The New York Post
April 20, 2005 -- 'We have a pope," habemus papam, the cry went up at 6 p.m. in Rome yesterday. And out onto the papal balcony walked the 78-year-old German cardinal, Joseph Ratzinger, who will reign under the name Benedict XVI as the 265th leader of the Catholic Church.
By the way the American press has treated the man over the last 20 years, you'd have thought the sun would have turned black at the announcement and the earth trembled in horror. "God's rottweiler," "the panzer cardinal," "the pope's hitman" — these are only a few of the names he's been called since 1981, when John Paul II appointed him to head the Vatican's Congregation for the Doctrine of the Faith, the office in Rome that evaluates the orthodoxy of new Catholic writings and practices.
The new pope has small reason to remember the United States with fondness. The homosexual activists, inside and outside the church, always had it in for Cardinal Ratzinger. When he came to Manhattan in January 1988 to deliver a mild talk on recent biblical scholarship to a group of Protestant and Catholic theologians, his talk was interrupted while the NYPD hauled away dozens of hecklers shouting "Stop the Inquisition!" and "No violence against gays!"
That same year, the dissident Matthew Fox, a New Age theologian from San Francisco, responded to his censure from Ratzinger's office by calling the Vatican "a fascist state" and taking out a full-page ad in national newspapers to shout, "I Have Been Silenced!" Meanwhile, the sexual liberationist Charles E. Curran sued the Catholic University in Washington, D.C., after a ruling from Ratzinger caused the school to rescind his license to teach official Catholic theology.
John Paul II's enforcer? "The modern Torquemada"? The labels never stuck with those who know him well — including the cardinals who just elected him Pope Benedict XVI.
"You are looking at the Grand Inquisitor," New York's beloved Cardinal O'Connor quipped while introducing Ratzinger at his 1988 talk. The joke came from the fact that the man was actually known among the church hierarchy as one of the humblest, most self-effacing of its members.
It's true that as Benedict XVI, he will be a conservative — if, that is, you think of John Paul II as a conservative, for there is no one in Rome who was closer to the late pope.
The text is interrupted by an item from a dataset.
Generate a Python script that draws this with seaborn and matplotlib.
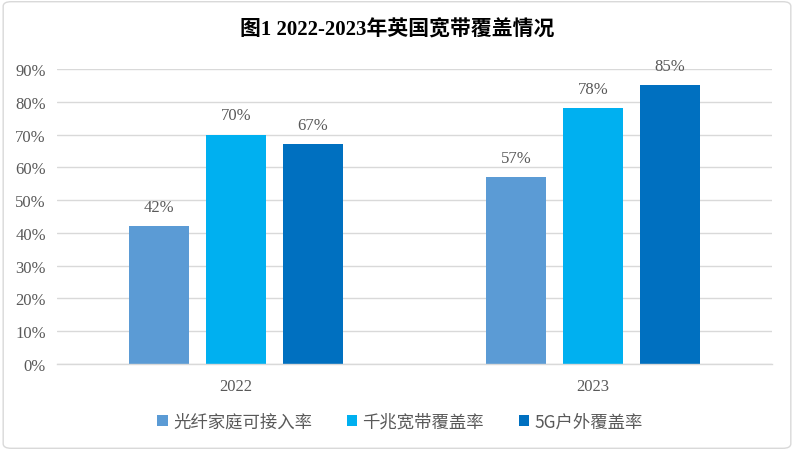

By the election of Joseph Ratzinger, the College of Cardinals has sent a clear signal that it wants the church to continue along the lines established by John Paul II.
Of course, in many ways, it's hard to imagine two popes more different. John Paul II was chosen at age 58, the youngest pope in 132 years; Benedict XVI is already 78 — old, even for the usual run of popes. John Paul was one of the most telegenic people on the planet; Benedict, though he has a quiet charm, projects little of the same charisma.
John Paul came from vibrant Polish Catholicism, flexing its muscles against its Communist overlords, while Benedict comes from a German Catholicism uncertain of how to fight the deathwish that seems to have seized most of Western Europe.
But in other ways, Benedict XVI is as close to the reinstallation of John Paul II as anyone can imagine.
In 1991, John Paul II issued Centesimus Annus, an encyclical on democratic freedom and economics that may be the most pro-American document ever to come from Rome. And then, in 1995, he issued Evangelium Vitae, an attack on abortion and the culture of death that may be the most anti-American document from Rome.
Benedict XVI understands his predecessor's support of both democracy and life — because he understands what ties these issues together. The encyclical that John Paul II issued in between, Veritatis Splendor ("the splendor of truth"), insisted that there are certain moral markers about human life and human behavior that cannot be argued away. A grown-up, serious people doesn't abort its babies. A grown-up, serious people doesn't murder its sick and old. And a grown-up, serious people doesn't destroy the structure of the family just for the sake of easy sex.
The day before he was elected pope, Ratzinger preached to the cardinals, "We are moving toward a dictatorship of relativism which does not recognize anything as for certain and which has as its highest goal one's own ego and one's own desires."
The rejection of this — the insistence that there is a better way to live: That's the line John Paul II took in Veritatis Splendor. And that's the line the church insists it will continue taking by the election of Joseph Ratzinger as Pope Benedict XVI.
America should be grateful. The Catholic Church has another pope who will keep calling the citizens of the United States to be a grown-up, serious people.
Joseph Bottum is editor of First Things, a monthly journal of religion, culture and public life.